▶ What you have to do: Extract every entry word for word. Skip the pictures.

▶ Recorded data:
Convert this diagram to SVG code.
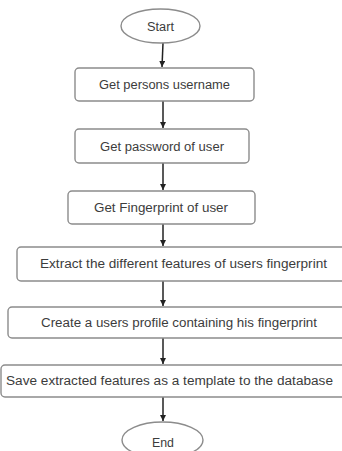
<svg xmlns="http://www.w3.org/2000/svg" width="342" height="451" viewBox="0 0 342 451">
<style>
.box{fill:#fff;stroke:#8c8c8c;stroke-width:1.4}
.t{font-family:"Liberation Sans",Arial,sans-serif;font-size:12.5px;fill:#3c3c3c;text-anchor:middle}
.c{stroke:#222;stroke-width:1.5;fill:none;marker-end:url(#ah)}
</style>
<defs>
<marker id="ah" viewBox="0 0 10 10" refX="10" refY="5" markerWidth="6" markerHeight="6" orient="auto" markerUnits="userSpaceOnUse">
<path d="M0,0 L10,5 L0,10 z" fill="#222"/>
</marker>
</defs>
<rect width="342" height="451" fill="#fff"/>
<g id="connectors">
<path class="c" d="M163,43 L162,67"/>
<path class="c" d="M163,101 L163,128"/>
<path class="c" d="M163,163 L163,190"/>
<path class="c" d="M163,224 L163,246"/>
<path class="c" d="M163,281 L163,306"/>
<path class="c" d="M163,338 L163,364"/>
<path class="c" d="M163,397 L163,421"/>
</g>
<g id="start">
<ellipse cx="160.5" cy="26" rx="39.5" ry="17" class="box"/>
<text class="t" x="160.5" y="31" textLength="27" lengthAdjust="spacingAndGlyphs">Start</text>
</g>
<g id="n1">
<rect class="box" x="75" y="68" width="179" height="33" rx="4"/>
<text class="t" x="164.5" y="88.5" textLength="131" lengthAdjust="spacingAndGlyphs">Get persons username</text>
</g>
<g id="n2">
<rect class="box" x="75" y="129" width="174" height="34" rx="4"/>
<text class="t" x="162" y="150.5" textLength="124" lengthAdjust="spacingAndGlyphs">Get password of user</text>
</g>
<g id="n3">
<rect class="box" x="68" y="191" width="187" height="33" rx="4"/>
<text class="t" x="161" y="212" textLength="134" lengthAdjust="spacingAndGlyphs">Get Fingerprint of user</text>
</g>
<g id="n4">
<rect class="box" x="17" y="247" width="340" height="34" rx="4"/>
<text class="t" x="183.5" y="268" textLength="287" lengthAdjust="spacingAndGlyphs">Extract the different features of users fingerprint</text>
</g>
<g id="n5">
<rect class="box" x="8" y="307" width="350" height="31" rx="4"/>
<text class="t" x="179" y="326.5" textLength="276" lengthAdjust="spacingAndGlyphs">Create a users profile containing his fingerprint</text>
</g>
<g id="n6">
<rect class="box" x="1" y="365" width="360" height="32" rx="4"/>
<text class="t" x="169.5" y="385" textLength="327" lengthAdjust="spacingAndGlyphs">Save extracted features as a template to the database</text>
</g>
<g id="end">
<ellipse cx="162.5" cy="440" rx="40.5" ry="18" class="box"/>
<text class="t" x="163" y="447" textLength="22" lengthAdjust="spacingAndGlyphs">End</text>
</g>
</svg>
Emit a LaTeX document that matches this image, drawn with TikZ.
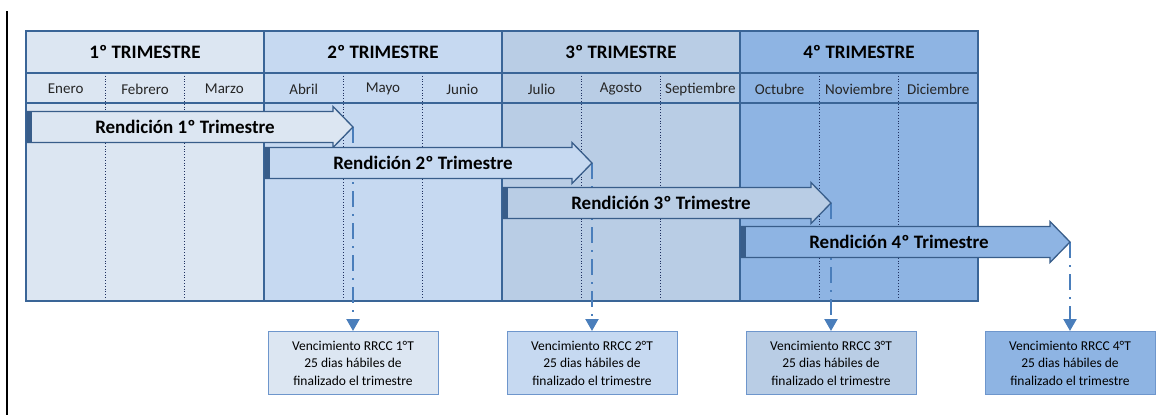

▶ Answer:
Convert this diagram to SVG code.
<svg xmlns="http://www.w3.org/2000/svg" width="342" height="451" viewBox="0 0 342 451">
<style>
.box{fill:#fff;stroke:#8c8c8c;stroke-width:1.4}
.t{font-family:"Liberation Sans",Arial,sans-serif;font-size:12.5px;fill:#3c3c3c;text-anchor:middle}
.c{stroke:#222;stroke-width:1.5;fill:none;marker-end:url(#ah)}
</style>
<defs>
<marker id="ah" viewBox="0 0 10 10" refX="10" refY="5" markerWidth="6" markerHeight="6" orient="auto" markerUnits="userSpaceOnUse">
<path d="M0,0 L10,5 L0,10 z" fill="#222"/>
</marker>
</defs>
<rect width="342" height="451" fill="#fff"/>
<g id="connectors">
<path class="c" d="M163,43 L162,67"/>
<path class="c" d="M163,101 L163,128"/>
<path class="c" d="M163,163 L163,190"/>
<path class="c" d="M163,224 L163,246"/>
<path class="c" d="M163,281 L163,306"/>
<path class="c" d="M163,338 L163,364"/>
<path class="c" d="M163,397 L163,421"/>
</g>
<g id="start">
<ellipse cx="160.5" cy="26" rx="39.5" ry="17" class="box"/>
<text class="t" x="160.5" y="31" textLength="27" lengthAdjust="spacingAndGlyphs">Start</text>
</g>
<g id="n1">
<rect class="box" x="75" y="68" width="179" height="33" rx="4"/>
<text class="t" x="164.5" y="88.5" textLength="131" lengthAdjust="spacingAndGlyphs">Get persons username</text>
</g>
<g id="n2">
<rect class="box" x="75" y="129" width="174" height="34" rx="4"/>
<text class="t" x="162" y="150.5" textLength="124" lengthAdjust="spacingAndGlyphs">Get password of user</text>
</g>
<g id="n3">
<rect class="box" x="68" y="191" width="187" height="33" rx="4"/>
<text class="t" x="161" y="212" textLength="134" lengthAdjust="spacingAndGlyphs">Get Fingerprint of user</text>
</g>
<g id="n4">
<rect class="box" x="17" y="247" width="340" height="34" rx="4"/>
<text class="t" x="183.5" y="268" textLength="287" lengthAdjust="spacingAndGlyphs">Extract the different features of users fingerprint</text>
</g>
<g id="n5">
<rect class="box" x="8" y="307" width="350" height="31" rx="4"/>
<text class="t" x="179" y="326.5" textLength="276" lengthAdjust="spacingAndGlyphs">Create a users profile containing his fingerprint</text>
</g>
<g id="n6">
<rect class="box" x="1" y="365" width="360" height="32" rx="4"/>
<text class="t" x="169.5" y="385" textLength="327" lengthAdjust="spacingAndGlyphs">Save extracted features as a template to the database</text>
</g>
<g id="end">
<ellipse cx="162.5" cy="440" rx="40.5" ry="18" class="box"/>
<text class="t" x="163" y="447" textLength="22" lengthAdjust="spacingAndGlyphs">End</text>
</g>
</svg>
Emit a LaTeX document that matches this image, drawn with TikZ.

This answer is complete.